Zawodnik LCR Hondy Cal Crutchlow wywalczył piąte miejsce w niedzielnym wyścigu o Grand Prix Czech rozgrywanym na torze Automotodrom Brno. Po opadach deszczu, które nawiedziły obiekt tuż przed startem, wyścig rozpoczął się na przesychającym torze, przez co już na jednym z pierwszych okrążeń zawodnicy zmieniali motocykle na te zaopatrzone w opony przeznaczone do jazdy po suchej nawierzchni.

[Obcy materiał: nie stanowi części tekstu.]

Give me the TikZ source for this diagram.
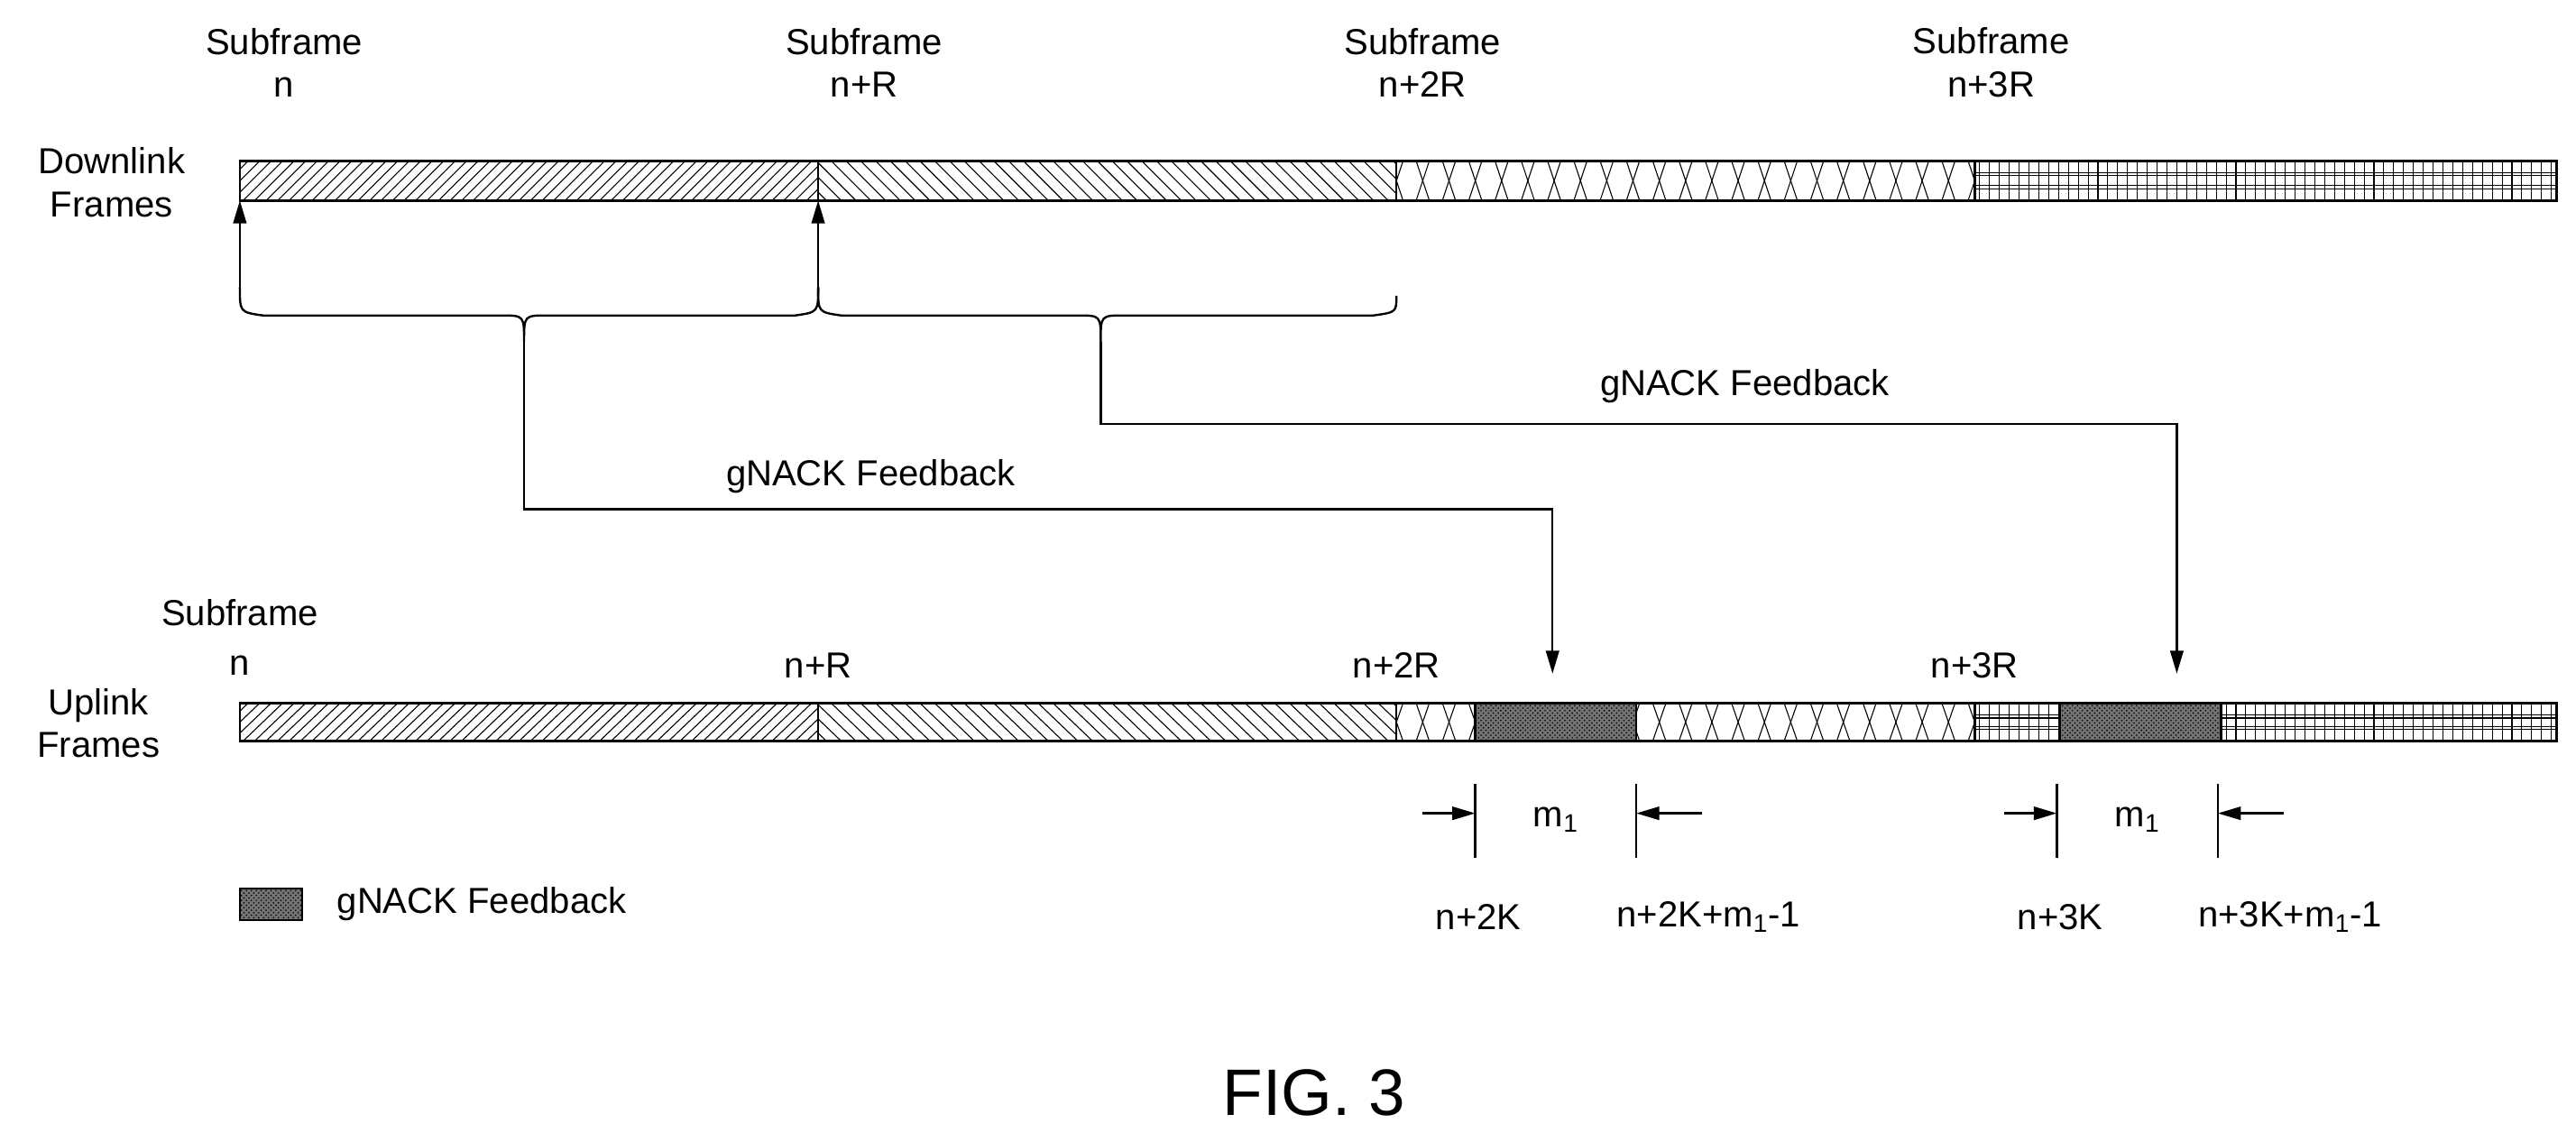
\documentclass[tikz,border=0pt]{standalone}
\usepackage{fontspec}
\setmainfont{Liberation Sans}
\usetikzlibrary{patterns,arrows.meta}
\begin{document}
\begin{tikzpicture}[x=1pt,y=-1pt,
  lbl/.style={font=\fontsize{22}{26}\selectfont,align=center,inner sep=0},
  bar/.style={draw,line width=1.5pt},
  arr/.style={-{Triangle[length=14pt,width=8pt]},line width=1.3pt},
  ln/.style={line width=1.3pt},
  hl/.style={line width=0.6pt},
  gn/.style={fill=black!55,pattern=crosshatch dots,pattern color=black}]
\useasboundingbox (0,0) rectangle (1568,695);
% hatch helper: \segs{y1}{y2}
\foreach \ya/\yb in {98/122,428/451}{
  \begin{scope}
  \clip (146,\ya) rectangle (498,\yb);
  \foreach \x in {120,127,...,520} \draw[hl] (\x,\yb)--(\x+24,\ya);
  \end{scope}
  \begin{scope}
  \clip (498,\ya) rectangle (850,\yb);
  \foreach \x in {470,479,...,860} \draw[hl] (\x,\ya)--(\x+24,\yb);
  \end{scope}
  \begin{scope}
  \clip (850,\ya) rectangle (1202,\yb);
  \foreach \x in {830,846,...,1210} {\draw[hl] (\x,\ya)--(\x+8,\yb); \draw[hl] (\x,\yb)--(\x+8,\ya);}
  \end{scope}
  \begin{scope}
  \clip (1202,\ya) rectangle (1556,\yb);
  \foreach \x in {1205,1211,...,1556} \draw[hl] (\x,\ya)--(\x,\yb);
  \draw[hl] (1202,\ya+7)--(1556,\ya+7) (1202,\ya+9)--(1556,\ya+9)
           (1202,\yb-9)--(1556,\yb-9) (1202,\yb-7)--(1556,\yb-7);
  \end{scope}
}
\fill[white] (898,428) rectangle (996,451) (1254,428) rectangle (1352,451);
\fill[black!55] (898,428) rectangle (996,451) (1254,428) rectangle (1352,451);
\fill[pattern=crosshatch dots] (898,428) rectangle (996,451) (1254,428) rectangle (1352,451);
\draw[bar] (146,98) rectangle (1556,122);
\foreach \x in {498,850,1202} \draw[ln] (\x,98)--(\x,122);
\draw[bar] (146,428) rectangle (1556,451);
\foreach \x in {498,850,898,996,1202,1254,1352} \draw[ln] (\x,428)--(\x,451);
% labels
\node[lbl] (s1) at (173,38) {Subframe\\n};
\node[lbl] (s2) at (526,38) {Subframe\\n+R};
\node[lbl] (s3) at (866,38) {Subframe\\n+2R};
\node[lbl] (s4) at (1212,38) {Subframe\\n+3R};
\node[lbl] (dl) at (68,111) {Downlink\\Frames};
\node[lbl] (ul) at (60,440) {Uplink\\Frames};
\node[lbl] (us) at (146,373) {Subframe};
\node[lbl] (u1) at (146,405) {n};
\node[lbl] (u2) at (498,405) {n+R};
\node[lbl] (u3) at (850,405) {n+2R};
\node[lbl] (u4) at (1202,405) {n+3R};
% braces and arrows
\coordinate (a1) at (146,122); \coordinate (a2) at (498,122);
\draw[arr] (146,175) -- (a1);
\draw[arr] (498,175) -- (a2);
\draw[ln] (146,175) .. controls (146,190) .. (160,192) -- (305,192) .. controls (319,192) .. (319,208)
  .. controls (319,192) .. (333,192) -- (484,192) .. controls (498,190) .. (498,175);
\draw[ln] (498,175) .. controls (498,190) .. (512,192) -- (656,192) .. controls (670,192) .. (670,208)
  .. controls (670,192) .. (684,192) -- (836,192) .. controls (850,190) .. (850,180);
\coordinate (t1) at (945,410); \coordinate (t2) at (1325,410);
\draw[arr] (319,208) -- (319,310) -- (945,310) -- (t1);
\draw[arr] (670,208) -- (670,258) -- (1325,258) -- (t2);
\node[lbl] (g1) at (530,290) {gNACK Feedback};
\node[lbl] (g2) at (1062,235) {gNACK Feedback};
% dimensions
\foreach \o/\k in {0/2,354/3}{
  \begin{scope}[xshift=\o]
  \draw[ln] (898,477)--(898,522) (996,477)--(996,522);
  \draw[arr] (866,495)--(898,495);
  \draw[arr] (1036,495)--(996,495);
  \node[lbl] at (947,499) {m\textsubscript{1}};
  \node[lbl] at (900,558) {n+\k K};
  \node[lbl] at (1040,558) {n+\k K+m\textsubscript{1}-1};
  \end{scope}}
% legend
\fill[black!55] (146,541) rectangle (184,560);
\fill[pattern=crosshatch dots] (146,541) rectangle (184,560);
\draw[line width=1pt] (146,541) rectangle (184,560);
\node[lbl,anchor=west] (lg) at (205,550) {gNACK Feedback};
\node[font=\fontsize{40}{44}\selectfont] (fig) at (800,665) {FIG. 3};
\end{tikzpicture}
\end{document}
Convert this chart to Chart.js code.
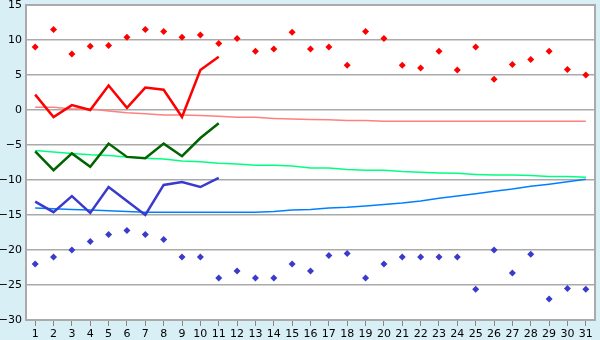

#35 Cal Crutchlow – 5. miejsce (44’36.866): „Fajnie byłoby powalczyć z Pedrosą o podium. Zjechałem do boksu w tym samym momencie, co on, ale jemu szybciej poszło wyprzedzenie Danilo Petrucciego i dzięki temu zyskał nade mną przewagę. Wyprzedzenie Ducati było trudne, kiedy Pedrosie się to udało, od razu uciekł, a mnie zajęło to o dziesięć okrążeń więcej.”
„Kiedy znalazłem się przed Petruccim, także miałem lepsze tempo, ale w tym czasie wyprzedził mnie Maverick Viñales. Jestem zadowolony z tego weekendu, finisz w TOP5 w Brnie to zawsze dobry wynik. Oczywiście chciałem stanąć na podium, liczyłem na to, ale nie udało się więc nie jestem w pełni usatysfakcjonowany”.